The Reality Show of my dreams

A few weeks ago, Jasinda Wilder, who happens to be a husband-and-wife team who are not only great people, but write smokin’ hot books, Tweeted about the possibility of a reality show, The Real Housewives of Self-Publishing.  Since I happen to know some of the real housewives she hangs out with, I immediately commented that the world was NOT ready for a show like that.

But it got me thinking about a reality show, like Project Runway, but for writers.  It could be called The Novel Project, and I know exactly how it should be run.

Prizes would be:

$100,000.00 in cash to take a year off work to complete your masterpiece, courtesy of the Big 5 Publishing Houses

Free use of a writing studio, a cabin in the Maine woods, provided by Douglas Preston.

And Amazon, still light years ahead as far as knowing what writers really want and need, would supply five pounds of coffee, delivered weekly, as well a a gallon per week of any alcoholic beverage of choice

The host would have to be a writer who is also well known for being something else as well. A sort of Renaissance person, like Sam Shepard or Steve Martin.  Or Snookie.
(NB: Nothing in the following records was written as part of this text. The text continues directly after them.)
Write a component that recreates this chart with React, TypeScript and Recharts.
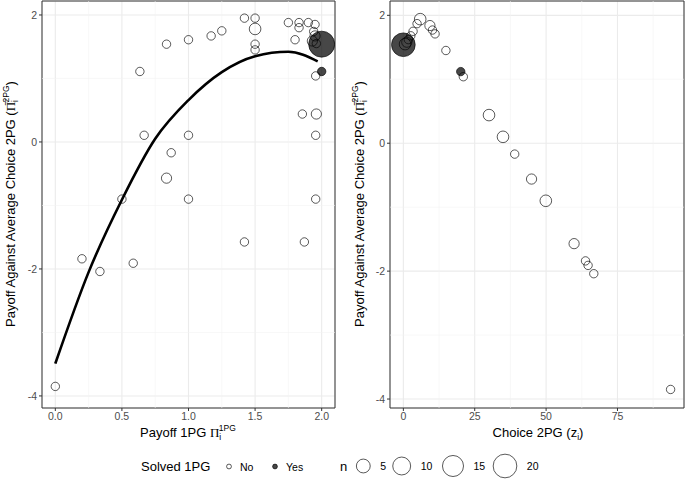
import React from "react";
import {
  ComposedChart,
  XAxis,
  YAxis,
  Scatter,
  Line,
  CartesianGrid,
  ReferenceLine,
  ReferenceArea,
} from "recharts";

// ---------- data ----------
// Left panel: payoff in 1PG (x) vs payoff against average choice in 2PG (y)
const leftNotSolved = [
  { x: 0.0, y: -3.85, n: 1 },
  { x: 0.2, y: -1.84, n: 1 },
  { x: 0.335, y: -2.04, n: 1 },
  { x: 0.5, y: -0.9, n: 1 },
  { x: 0.585, y: -1.91, n: 1 },
  { x: 0.635, y: 1.11, n: 1 },
  { x: 0.667, y: 0.105, n: 1 },
  { x: 0.835, y: 1.54, n: 1 },
  { x: 0.835, y: -0.57, n: 2 },
  { x: 0.87, y: -0.17, n: 1 },
  { x: 1.0, y: 1.61, n: 1 },
  { x: 1.0, y: 0.105, n: 1 },
  { x: 1.0, y: -0.9, n: 1 },
  { x: 1.17, y: 1.67, n: 1 },
  { x: 1.25, y: 1.75, n: 1 },
  { x: 1.42, y: 1.95, n: 1 },
  { x: 1.42, y: -1.575, n: 1 },
  { x: 1.5, y: 1.95, n: 1 },
  { x: 1.5, y: 1.78, n: 3 },
  { x: 1.5, y: 1.54, n: 1 },
  { x: 1.5, y: 1.45, n: 1 },
  { x: 1.75, y: 1.88, n: 1 },
  { x: 1.8, y: 1.61, n: 1 },
  { x: 1.83, y: 1.88, n: 1 },
  { x: 1.83, y: 1.8, n: 1 },
  { x: 1.855, y: 0.44, n: 1 },
  { x: 1.87, y: -1.575, n: 1 },
  { x: 1.9, y: 1.88, n: 1 },
  { x: 1.95, y: 1.85, n: 1 },
  { x: 1.94, y: 1.74, n: 1 },
  { x: 1.95, y: 1.67, n: 2 },
  { x: 1.93, y: 1.59, n: 2 },
  { x: 1.96, y: 1.55, n: 1 },
  { x: 1.955, y: 1.04, n: 1 },
  { x: 1.96, y: 0.44, n: 2 },
  { x: 1.955, y: 0.105, n: 1 },
  { x: 1.955, y: -0.9, n: 1 },
];
const leftSolved = [
  { x: 2.0, y: 1.54, n: 25 },
  { x: 2.0, y: 1.11, n: 1 },
];
// fitted curve
const fitCurve = [
  { x: 0.0, y: -3.49 },
  { x: 0.25, y: -2.05 },
  { x: 0.5, y: -0.91 },
  { x: 0.75, y: 0.05 },
  { x: 1.0, y: 0.66 },
  { x: 1.25, y: 1.1 },
  { x: 1.5, y: 1.35 },
  { x: 1.75, y: 1.42 },
  { x: 1.97, y: 1.27 },
];

// Right panel: choice in 2PG (x) vs payoff against average choice in 2PG (y)
const rightNotSolved = [
  { x: 0.6, y: 1.55, n: 3 },
  { x: 1.2, y: 1.58, n: 2 },
  { x: 1.75, y: 1.62, n: 1 },
  { x: 2.6, y: 1.68, n: 1 },
  { x: 3.4, y: 1.75, n: 1 },
  { x: 4.8, y: 1.87, n: 1 },
  { x: 5.9, y: 1.94, n: 3 },
  { x: 9.3, y: 1.84, n: 2 },
  { x: 10.2, y: 1.77, n: 1 },
  { x: 11.1, y: 1.71, n: 1 },
  { x: 14.9, y: 1.45, n: 1 },
  { x: 21.0, y: 1.04, n: 1 },
  { x: 30.0, y: 0.44, n: 3 },
  { x: 34.9, y: 0.1, n: 3 },
  { x: 39.0, y: -0.17, n: 1 },
  { x: 44.9, y: -0.56, n: 2 },
  { x: 49.9, y: -0.9, n: 3 },
  { x: 59.8, y: -1.57, n: 2 },
  { x: 63.8, y: -1.84, n: 1 },
  { x: 64.7, y: -1.91, n: 1 },
  { x: 66.7, y: -2.04, n: 1 },
  { x: 93.6, y: -3.85, n: 1 },
];
const rightSolved = [
  { x: 0, y: 1.54, n: 20 },
  { x: 20.1, y: 1.12, n: 1 },
];

// axes
const leftXTicks = [0, 0.5, 1, 1.5, 2];
const leftXMinor = [0.25, 0.75, 1.25, 1.75];
const rightXTicks = [0, 25, 50, 75];
const rightXMinor = [12.5, 37.5, 62.5, 87.5];
const yTicks = [-4, -2, 0, 2];
const yMinor = [-3, -1, 1];
const legendSizes = [5, 10, 15, 20];
const legendSolved = ["No", "Yes"];

// ---------- styles ----------
const FONT = '"Liberation Sans", Arial, Helvetica, sans-serif';
const SERIF = '"Liberation Serif", "DejaVu Serif", serif';
const leftXDomain: [number, number] = [-0.1, 2.1];
const leftYDomain: [number, number] = [-4.19, 2.22];
const rightXDomain: [number, number] = [-4.68, 98.3];
const rightYDomain: [number, number] = [-4.14, 2.224];

const radius = (n: number) => 2.2 * Math.sqrt(n) + 2.0;

const OpenDot = (p: any) => {
  if (p.cx == null || p.cy == null) return <g />;
  return (
    <circle
      cx={p.cx}
      cy={p.cy}
      r={radius(p.payload.n)}
      fill="none"
      stroke="#000"
      strokeOpacity={0.72}
      strokeWidth={0.9}
    />
  );
};
const FilledDot = (p: any) => {
  if (p.cx == null || p.cy == null) return <g />;
  return (
    <circle
      cx={p.cx}
      cy={p.cy}
      r={radius(p.payload.n)}
      fill="#000"
      fillOpacity={0.72}
      stroke="#000"
      strokeOpacity={0.72}
      strokeWidth={0.9}
    />
  );
};

const tickStyle = { fill: "#4d4d4d", fontSize: 10.5, fontFamily: FONT };

function Panel(props: {
  width: number;
  yAxisWidth: number;
  marginRight: number;
  xDomain: [number, number];
  yDomain: [number, number];
  xTicks: number[];
  xMinor: number[];
  fmt: (v: number) => string;
  open: any[];
  solved: any[];
  curve?: any[];
}) {
  const { xDomain, yDomain } = props;
  return (
    <ComposedChart
      width={props.width}
      height={482}
      margin={{ top: 1, right: props.marginRight, bottom: 0, left: 0 }}
    >
      {props.xMinor.map((v) => (
        <ReferenceLine key={"xm" + v} x={v} stroke="#f3f3f3" strokeWidth={0.6} />
      ))}
      {yMinor.map((v) => (
        <ReferenceLine key={"ym" + v} y={v} stroke="#f3f3f3" strokeWidth={0.6} />
      ))}
      <CartesianGrid stroke="#ebebeb" strokeWidth={1.1} />
      <XAxis
        type="number"
        dataKey="x"
        domain={xDomain}
        ticks={props.xTicks}
        tickFormatter={props.fmt}
        allowDataOverflow
        interval={0}
        height={74}
        axisLine={false}
        tickSize={3}
        tickMargin={2}
        tickLine={{ stroke: "#333" }}
        tick={tickStyle}
      />
      <YAxis
        type="number"
        dataKey="y"
        domain={yDomain}
        ticks={yTicks}
        allowDataOverflow
        interval={0}
        width={props.yAxisWidth}
        axisLine={false}
        tickSize={3}
        tickMargin={2}
        tickLine={{ stroke: "#333" }}
        tick={tickStyle}
      />
      <Scatter data={props.solved} shape={FilledDot} isAnimationActive={false} />
      <Scatter data={props.open} shape={OpenDot} isAnimationActive={false} />
      {props.curve ? (
        <Line
          data={props.curve}
          dataKey="y"
          type="monotone"
          stroke="#000"
          strokeWidth={2.6}
          dot={false}
          activeDot={false}
          isAnimationActive={false}
        />
      ) : null}
      <ReferenceArea
        x1={xDomain[0]}
        x2={xDomain[1]}
        y1={yDomain[0]}
        y2={yDomain[1]}
        fill="none"
        stroke="#333"
        strokeWidth={1}
        ifOverflow="visible"
      />
    </ComposedChart>
  );
}

const Pi = ({ bar }: { bar?: boolean }) => (
  <tspan fontFamily={SERIF}>{bar ? "Π\u0305" : "Π"}</tspan>
);

export default function App() {
  return (
    <div
      style={{
        position: "absolute",
        left: 0,
        top: 0,
        width: 685,
        height: 482,
        background: "#fff",
        fontFamily: FONT,
        overflow: "hidden",
      }}
    >
      <div style={{ position: "absolute", left: 0, top: 0 }}>
        <Panel
          width={340}
          yAxisWidth={42}
          marginRight={5}
          xDomain={leftXDomain}
          yDomain={leftYDomain}
          xTicks={leftXTicks}
          xMinor={leftXMinor}
          fmt={(v) => v.toFixed(1)}
          open={leftNotSolved}
          solved={leftSolved}
          curve={fitCurve}
        />
      </div>
      <div style={{ position: "absolute", left: 342, top: 0 }}>
        <Panel
          width={343}
          yAxisWidth={48}
          marginRight={1}
          xDomain={rightXDomain}
          yDomain={rightYDomain}
          xTicks={rightXTicks}
          xMinor={rightXMinor}
          fmt={(v) => String(v)}
          open={rightNotSolved}
          solved={rightSolved}
        />
      </div>
      <svg
        width={685}
        height={482}
        style={{ position: "absolute", left: 0, top: 0, pointerEvents: "none" }}
        fontFamily={FONT}
      >
        {/* y axis titles */}
        {[15, 364].map((bx) => (
          <text
            key={bx}
            transform={`translate(${bx},204) rotate(-90)`}
            textAnchor="middle"
            fontSize={13}
            fill="#000"
          >
            Payoff Against Average Choice 2PG (
            <Pi bar />
            <tspan fontSize={8.5} dy={3}>i</tspan>
            <tspan fontSize={8.5} dx={-2.4} dy={-9}>2PG</tspan>
            <tspan dy={6}>)</tspan>
          </text>
        ))}
        {/* x axis titles */}
        <text x={188} y={437} textAnchor="middle" fontSize={13} fill="#000">
          Payoff 1PG <Pi />
          <tspan fontSize={8.5} dy={3}>i</tspan>
          <tspan fontSize={8.5} dx={-2.4} dy={-9}>1PG</tspan>
        </text>
        <text x={538} y={437} textAnchor="middle" fontSize={13} fill="#000">
          Choice 2PG (z
          <tspan fontSize={8.5} dy={3}>i</tspan>
          <tspan dy={-3}>)</tspan>
        </text>
        {/* legend: solved */}
        <text x={141} y={471} fontSize={13} fill="#000">Solved 1PG</text>
        {legendSolved.map((lab, i) => (
          <g key={lab}>
            <circle
              cx={229 + i * 46}
              cy={466.5}
              r={2.4}
              fill={i === 1 ? "#000" : "none"}
              fillOpacity={0.72}
              stroke="#000"
              strokeOpacity={0.72}
              strokeWidth={0.9}
            />
            <text x={240 + i * 46} y={470.5} fontSize={10.5} fill="#000">
              {lab}
            </text>
          </g>
        ))}
        {/* legend: n */}
        <text x={340} y={471} fontSize={13} fill="#000">n</text>
        {legendSizes.map((n, i) => {
          const cx = [363.3, 401.7, 453, 505][i];
          return (
            <g key={n}>
              <circle
                cx={cx}
                cy={466}
                r={radius(n)}
                fill="none"
                stroke="#000"
                strokeOpacity={0.72}
                strokeWidth={0.9}
              />
              <text x={cx + radius(n) + 10} y={470} fontSize={10.5} fill="#000">
                {n}
              </text>
            </g>
          );
        })}
      </svg>
    </div>
  );
}
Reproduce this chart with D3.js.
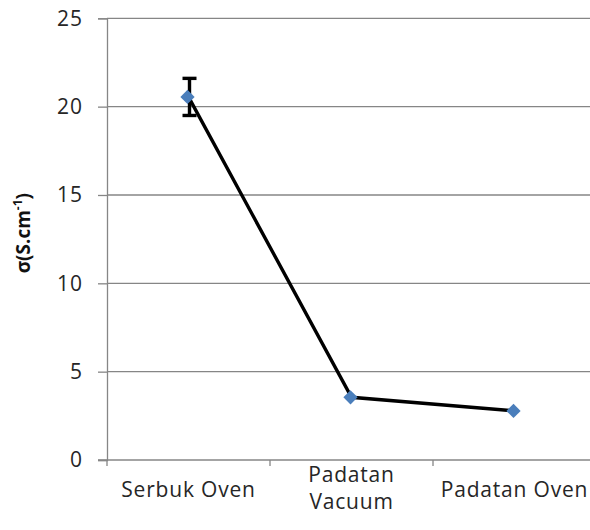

There would need to be a mentor, of course, someone warm and supportive, who would appreciate and encourage writers of all genders, races, and sexual orientations.  Jonathan Franzen perhaps?

 And imagine the challenges…

 “Good morning, writers, and welcome to the Romantic Times Challenge.  For this challenge, you have to write a scene in which a dark-hearted Duke, who has married for convenience, takes his virginal bride to their marriage bed for the first time.  To complete this challenge, you cannot use the phrases “velvet shaft,’ ‘ throbbing rod of passion,’ or ‘glistening flower of desire’.

You have one day to complete this challenge.  The winner will have immunity for the next challenge, and will receive a full-page ad in Romantic Times magazine, as well as a weekend in the Inn Boonsboro, courtesy of the amazing Nora Roberts.  The loser will sign a ten-book, two year contract with a New York publishing house. “

The camera will then shift to the twelve contestants, men and women, most of them in various pajama pieces, and all drinking coffee and staring into their laptops.

 Two hours later, our mentor looks in.  All twelve contestants are busy typing away in silence.

 Two hours after that, the mentor returns.  Here is what he finds:

 Contestants #1, #5, and #11 are in the Internet.

 Contestant #2 has replaced his coffee mug with a near-empty bottle of Dewar’s, and has fallen asleep, face down, on his laptop.

 Contestant # 3 is typing, muttering to herself, “Show not tell, show not tell…”

 Contestant #4 is in a corner of the room with Contestants #8 and #9, trying to configure them in the position he described in his story, to see if it’s actually possible for two people to have sex, in a chair, with no feet on the floor.

 Contestant #6 is playing Candy Crush on her phone.

 Contestant #7 is refreshing his Amazon KDP dashboard every thirty seconds.

 Contestant #10 is reading a battered paperback version of Atlas Shrugged.

 Contestant #12 is rocking back and forth in her chair, singing I Have A Dream from Les Miz.

 Our mentor takes one look around, grabs the bottle of Dewar’s, and leaves the workroom.

 I could go on, but my heart is too full.  Who will watch this with me?